AccountKnowledge sub-objects

“AccountKnowledge” sub-objects allow currency holders to store all sorts of important data about the accounts, on the server.

For example: The client application can use the account’s “AccountKnowledge” sub-object to store the account’s interest rate, which the currency holder already knows about, and later, compare the stored value with the current interest rate on the account. This way, a change in the interest rate will be correctly detected, even when the currency holder uses several different client devices (or applications).

Now let’s move on to transfers.

TransfersList objects

The API maintains a list of initiated transfers (an “TransfersList” object) for every currency holder. The list of initiated transfers is simply a PaginatedList of references (URIs) to the Transfer objects which the currency holder owns.

Transfer objects

To initiate a transfer to someone else’s account, the currency holder creates a “Transfer” object. Right after its creation, the transfer object is in a pending state, which means that the transfer has been initiated, and is waiting to be finalized. The finalization can be successful (the amount has been successfully transferred), or unsuccessful.
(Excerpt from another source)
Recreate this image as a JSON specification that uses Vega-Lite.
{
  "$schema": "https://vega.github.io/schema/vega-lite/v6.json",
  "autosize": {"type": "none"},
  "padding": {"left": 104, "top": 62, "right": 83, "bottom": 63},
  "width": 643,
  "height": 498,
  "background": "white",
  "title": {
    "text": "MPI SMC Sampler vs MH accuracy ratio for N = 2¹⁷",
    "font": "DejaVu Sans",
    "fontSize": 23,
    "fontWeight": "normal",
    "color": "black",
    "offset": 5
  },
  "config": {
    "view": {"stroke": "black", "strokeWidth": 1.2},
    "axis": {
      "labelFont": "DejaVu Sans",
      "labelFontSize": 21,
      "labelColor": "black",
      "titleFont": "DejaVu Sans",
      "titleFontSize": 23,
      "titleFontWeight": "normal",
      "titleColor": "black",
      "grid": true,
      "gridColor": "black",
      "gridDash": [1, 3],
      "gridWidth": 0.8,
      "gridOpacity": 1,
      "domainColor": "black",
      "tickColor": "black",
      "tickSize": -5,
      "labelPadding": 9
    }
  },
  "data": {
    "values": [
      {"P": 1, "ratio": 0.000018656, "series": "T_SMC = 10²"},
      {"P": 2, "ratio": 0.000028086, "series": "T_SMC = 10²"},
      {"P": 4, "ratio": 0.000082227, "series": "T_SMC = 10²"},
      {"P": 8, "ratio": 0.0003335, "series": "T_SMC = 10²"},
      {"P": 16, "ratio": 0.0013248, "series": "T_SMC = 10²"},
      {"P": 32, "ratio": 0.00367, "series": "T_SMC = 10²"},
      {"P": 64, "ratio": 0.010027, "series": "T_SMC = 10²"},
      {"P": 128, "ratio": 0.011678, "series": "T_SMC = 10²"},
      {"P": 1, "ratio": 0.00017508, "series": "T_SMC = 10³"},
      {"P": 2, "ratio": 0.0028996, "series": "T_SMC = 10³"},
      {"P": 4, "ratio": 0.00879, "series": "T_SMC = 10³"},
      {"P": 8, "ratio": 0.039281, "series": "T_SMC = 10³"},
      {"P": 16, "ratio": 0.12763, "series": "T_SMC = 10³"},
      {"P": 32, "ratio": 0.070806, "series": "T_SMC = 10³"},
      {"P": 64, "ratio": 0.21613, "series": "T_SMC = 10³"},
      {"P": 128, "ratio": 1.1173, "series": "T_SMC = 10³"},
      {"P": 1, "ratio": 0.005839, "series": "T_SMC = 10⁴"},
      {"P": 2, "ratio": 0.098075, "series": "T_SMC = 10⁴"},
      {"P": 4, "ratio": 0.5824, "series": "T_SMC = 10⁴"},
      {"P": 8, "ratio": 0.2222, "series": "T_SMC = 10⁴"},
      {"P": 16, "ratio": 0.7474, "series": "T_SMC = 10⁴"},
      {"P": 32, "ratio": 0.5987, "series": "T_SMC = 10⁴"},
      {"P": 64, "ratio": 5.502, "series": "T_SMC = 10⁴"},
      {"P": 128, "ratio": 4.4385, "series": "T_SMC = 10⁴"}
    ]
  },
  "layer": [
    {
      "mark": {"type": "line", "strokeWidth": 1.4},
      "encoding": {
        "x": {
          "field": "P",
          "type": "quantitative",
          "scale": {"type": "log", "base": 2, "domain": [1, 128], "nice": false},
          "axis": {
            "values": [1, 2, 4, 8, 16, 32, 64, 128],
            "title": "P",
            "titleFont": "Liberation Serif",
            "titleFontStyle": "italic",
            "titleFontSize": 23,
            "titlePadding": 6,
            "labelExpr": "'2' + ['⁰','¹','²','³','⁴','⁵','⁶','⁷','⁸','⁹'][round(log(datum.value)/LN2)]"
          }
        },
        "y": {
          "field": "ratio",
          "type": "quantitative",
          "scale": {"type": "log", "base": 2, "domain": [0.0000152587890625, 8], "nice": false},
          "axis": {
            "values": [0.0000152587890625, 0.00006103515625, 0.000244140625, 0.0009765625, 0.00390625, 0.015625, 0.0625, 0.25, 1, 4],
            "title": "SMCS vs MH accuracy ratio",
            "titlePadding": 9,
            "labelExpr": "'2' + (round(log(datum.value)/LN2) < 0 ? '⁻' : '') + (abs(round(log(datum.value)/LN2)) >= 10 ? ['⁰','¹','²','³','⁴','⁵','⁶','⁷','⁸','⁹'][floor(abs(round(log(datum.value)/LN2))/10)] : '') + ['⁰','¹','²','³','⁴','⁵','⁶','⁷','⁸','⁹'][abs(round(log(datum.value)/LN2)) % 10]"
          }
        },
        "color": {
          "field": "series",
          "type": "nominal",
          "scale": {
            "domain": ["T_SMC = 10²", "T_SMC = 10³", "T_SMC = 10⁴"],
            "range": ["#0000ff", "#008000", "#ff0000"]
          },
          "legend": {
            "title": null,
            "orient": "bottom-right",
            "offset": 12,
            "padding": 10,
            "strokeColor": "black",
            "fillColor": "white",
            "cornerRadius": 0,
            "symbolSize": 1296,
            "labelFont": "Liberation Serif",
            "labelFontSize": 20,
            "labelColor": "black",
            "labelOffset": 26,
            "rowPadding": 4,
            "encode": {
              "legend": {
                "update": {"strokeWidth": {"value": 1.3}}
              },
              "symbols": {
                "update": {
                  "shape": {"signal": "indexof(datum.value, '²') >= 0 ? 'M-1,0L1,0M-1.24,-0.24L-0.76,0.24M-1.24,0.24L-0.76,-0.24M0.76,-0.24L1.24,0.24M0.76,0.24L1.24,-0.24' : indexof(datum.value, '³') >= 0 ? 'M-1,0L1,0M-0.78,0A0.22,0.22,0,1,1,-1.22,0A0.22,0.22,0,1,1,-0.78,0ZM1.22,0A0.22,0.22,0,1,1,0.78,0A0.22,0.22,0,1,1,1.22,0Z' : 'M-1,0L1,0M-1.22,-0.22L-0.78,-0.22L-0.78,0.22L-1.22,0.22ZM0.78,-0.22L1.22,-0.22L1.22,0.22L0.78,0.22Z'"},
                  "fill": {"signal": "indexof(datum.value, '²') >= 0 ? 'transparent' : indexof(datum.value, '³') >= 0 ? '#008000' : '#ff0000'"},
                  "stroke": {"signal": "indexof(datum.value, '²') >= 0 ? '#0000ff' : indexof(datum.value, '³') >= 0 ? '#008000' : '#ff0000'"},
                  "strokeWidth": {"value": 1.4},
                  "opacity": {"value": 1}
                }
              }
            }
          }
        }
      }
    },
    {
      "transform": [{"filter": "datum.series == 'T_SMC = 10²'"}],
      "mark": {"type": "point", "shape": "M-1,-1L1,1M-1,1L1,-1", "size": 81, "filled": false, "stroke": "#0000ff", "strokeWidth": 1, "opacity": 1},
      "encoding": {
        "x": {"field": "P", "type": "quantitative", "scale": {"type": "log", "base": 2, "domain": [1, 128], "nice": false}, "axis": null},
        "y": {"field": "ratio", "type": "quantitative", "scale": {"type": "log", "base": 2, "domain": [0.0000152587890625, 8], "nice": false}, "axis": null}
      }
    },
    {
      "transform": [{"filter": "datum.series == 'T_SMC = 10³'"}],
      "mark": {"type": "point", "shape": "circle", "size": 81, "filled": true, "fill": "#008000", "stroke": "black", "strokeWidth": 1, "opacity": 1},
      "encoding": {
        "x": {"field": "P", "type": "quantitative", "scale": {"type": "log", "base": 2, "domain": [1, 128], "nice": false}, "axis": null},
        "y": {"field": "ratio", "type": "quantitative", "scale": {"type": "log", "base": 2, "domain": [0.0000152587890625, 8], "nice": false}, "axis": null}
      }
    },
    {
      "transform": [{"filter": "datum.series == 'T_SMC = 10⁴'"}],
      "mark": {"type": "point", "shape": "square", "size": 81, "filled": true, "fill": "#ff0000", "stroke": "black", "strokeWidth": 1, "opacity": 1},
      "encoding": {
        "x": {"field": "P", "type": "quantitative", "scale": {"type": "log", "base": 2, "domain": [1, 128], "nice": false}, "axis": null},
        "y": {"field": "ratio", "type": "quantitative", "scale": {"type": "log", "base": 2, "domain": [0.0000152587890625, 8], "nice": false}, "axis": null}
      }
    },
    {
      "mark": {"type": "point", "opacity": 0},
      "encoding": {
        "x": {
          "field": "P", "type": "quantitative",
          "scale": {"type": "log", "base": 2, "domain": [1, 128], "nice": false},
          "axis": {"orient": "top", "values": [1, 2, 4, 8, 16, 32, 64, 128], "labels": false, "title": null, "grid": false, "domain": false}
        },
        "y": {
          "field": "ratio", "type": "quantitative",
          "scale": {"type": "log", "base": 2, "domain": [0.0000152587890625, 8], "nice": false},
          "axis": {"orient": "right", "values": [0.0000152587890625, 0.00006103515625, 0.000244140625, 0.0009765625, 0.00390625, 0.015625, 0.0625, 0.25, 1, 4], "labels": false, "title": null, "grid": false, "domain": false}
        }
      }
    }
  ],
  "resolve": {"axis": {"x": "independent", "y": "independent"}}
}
Once the transfer has been finalized, and the client application has informed the currency holder about the outcome, the “Transfer” object is not needed anymore, and can be deleted. However, as a safety measure, and to allow the finalized transfer to show up on other devices that the currency holder may use, it is recommended not to delete the “Transfer” objects for at least 5 days.

It is worth mentioning that the API allows a cancellation to be attempted for pending transfers. The cancellation attempt may fail, in which case the client has no other option but to wait for the transfer to be finalized (successfully or unsuccessfully).

Conclusion

In this post I explained the most important high-level concepts in the Payments Web API Specification. You can use the convenient Swagger UI (client_id: swagger-ui, client_secret: swagger-ui) to browse the documentation, to and experiment with the API.

In further posts, I will talk about Swaptacular’s “digital coins” and payment requests.